▸ INFORMATION PROVIDED:
● ● ● ● ● ● ●

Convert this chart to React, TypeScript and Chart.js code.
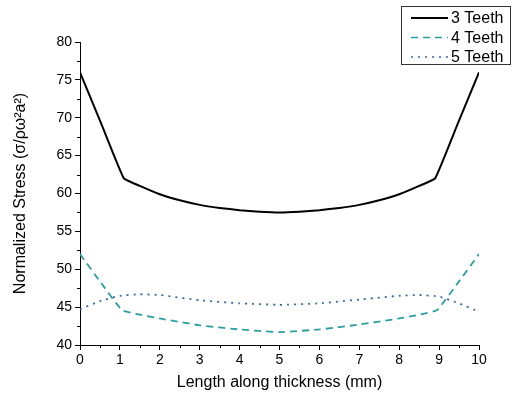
import React, { useEffect, useRef } from "react";
import { Chart, registerables } from "chart.js";

Chart.register(...registerables);

const xTeeth3 = [0, 0.55, 1.1, 1.5, 2, 2.5, 3, 3.5, 4, 4.5, 5, 5.5, 6, 6.5, 7, 7.5, 8, 8.5, 8.9, 9.45, 10];
const teeth3 = [76, 69, 62, 61.0, 59.9, 59.1, 58.5, 58.1, 57.8, 57.6, 57.5, 57.6, 57.8, 58.1, 58.5, 59.1, 59.9, 61.0, 62, 69, 76];

const xTeeth4 = [0, 0.5, 1.05, 1.5, 2, 3, 4, 5, 6, 7, 8, 8.5, 8.95, 9.5, 10];
const teeth4 = [52, 48.4, 44.6, 44, 43.5, 42.6, 42.05, 41.7, 42.05, 42.7, 43.5, 44, 44.6, 48.4, 52];

const xTeeth5 = [0, 0.5, 1, 1.5, 2, 3, 4, 5, 6, 7, 8, 8.5, 9, 9.5, 10];
const teeth5 = [44.7, 45.8, 46.5, 46.7, 46.6, 45.9, 45.5, 45.3, 45.5, 46.0, 46.5, 46.6, 46.4, 45.5, 44.4];

const seriesLabels = ["3 Teeth", "4 Teeth", "5 Teeth"];
const seriesColors = ["#000000", "#2a9f9f", "#3a6aa8"];
const seriesDash = [[], [7, 5], [2, 5]];

const xTitle = "Length along thickness (mm)";
const yTitle = "Normalized Stress (σ/ρω²a²)";

const FONT = "'Liberation Sans', Arial, sans-serif";

const toPoints = (xs: number[], ys: number[]) => xs.map((x, i) => ({ x, y: ys[i] }));

const extrasPlugin = {
  id: "extras",
  afterDraw(chart: any) {
    const ctx = chart.ctx;
    const xs = chart.scales.x;
    const ys = chart.scales.y;
    const area = chart.chartArea;
    ctx.save();
    ctx.strokeStyle = "#000";
    ctx.lineWidth = 1;
    // minor ticks
    for (let v = 0.5; v < 10; v += 1) {
      const px = Math.round(xs.getPixelForValue(v)) + 0.5;
      ctx.beginPath();
      ctx.moveTo(px, area.bottom);
      ctx.lineTo(px, area.bottom + 3);
      ctx.stroke();
    }
    for (let v = 42.5; v < 80; v += 5) {
      const py = Math.round(ys.getPixelForValue(v)) + 0.5;
      ctx.beginPath();
      ctx.moveTo(area.left, py);
      ctx.lineTo(area.left - 3, py);
      ctx.stroke();
    }
    // legend
    const bx = 401.5, by = 6.5, bw = 109, bh = 58;
    ctx.fillStyle = "#fff";
    ctx.fillRect(bx, by, bw, bh);
    ctx.strokeStyle = "#333";
    ctx.strokeRect(bx, by, bw, bh);
    ctx.font = "16px " + FONT;
    ctx.textBaseline = "middle";
    ctx.textAlign = "left";
    seriesLabels.forEach((lab, i) => {
      const y = 18 + i * 19.5;
      ctx.strokeStyle = seriesColors[i];
      ctx.lineWidth = i === 0 ? 2 : 1.5;
      ctx.setLineDash(seriesDash[i]);
      ctx.beginPath();
      ctx.moveTo(411, y);
      ctx.lineTo(448, y);
      ctx.stroke();
      ctx.setLineDash([]);
      ctx.fillStyle = "#000";
      ctx.fillText(lab, 451, y + 1);
    });
    ctx.restore();
  },
};

export default function App() {
  const ref = useRef<HTMLCanvasElement>(null);
  useEffect(() => {
    if (!ref.current) return;
    const chart = new Chart(ref.current, {
      type: "line",
      data: {
        datasets: [
          { data: toPoints(xTeeth3, teeth3) },
          { data: toPoints(xTeeth4, teeth4) },
          { data: toPoints(xTeeth5, teeth5) },
        ].map((d, i) => ({
          ...d,
          label: seriesLabels[i],
          borderColor: seriesColors[i],
          backgroundColor: seriesColors[i],
          borderWidth: i === 0 ? 2 : 1.8,
          borderDash: seriesDash[i],
          pointRadius: 0,
          tension: 0.1,
          fill: false,
        })),
      },
      options: {
        responsive: false,
        animation: false,
        layout: { padding: { top: 42, right: 35, left: 0, bottom: 0 } },
        plugins: { legend: { display: false }, tooltip: { enabled: false } },
        scales: {
          x: {
            type: "linear",
            min: 0,
            max: 10,
            ticks: { stepSize: 1, color: "#000", padding: 2, font: { family: FONT, size: 14 } },
            grid: { drawOnChartArea: false, tickLength: 5, color: "#000" },
            border: { color: "#000", width: 1 },
            title: { display: true, text: xTitle, color: "#000", font: { family: FONT, size: 16 }, padding: { top: 0, bottom: 2 } },
            afterFit: (s: any) => { s.height = 49; },
          },
          y: {
            type: "linear",
            min: 40,
            max: 80,
            ticks: { stepSize: 5, color: "#000", padding: 3, font: { family: FONT, size: 14 } },
            grid: { drawOnChartArea: false, tickLength: 5, color: "#000" },
            border: { color: "#000", width: 1 },
            title: { display: true, text: yTitle, color: "#000", font: { family: FONT, size: 16 }, padding: { top: 11, bottom: 0 } },
            afterFit: (s: any) => { s.width = 80; },
          },
        },
      },
      plugins: [extrasPlugin],
    } as any);
    return () => chart.destroy();
  }, []);
  return (
    <div style={{ position: "absolute", left: 0, top: 0, width: 514, height: 394, background: "#fff" }}>
      <canvas ref={ref} width={514} height={394} />
    </div>
  );
}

● ● ● ● ● ● ●

Review the preceding data and report every line that includes the string "React".

Convert this chart to React, TypeScript and Chart.js code.
import React, { useEffect, useRef } from "react";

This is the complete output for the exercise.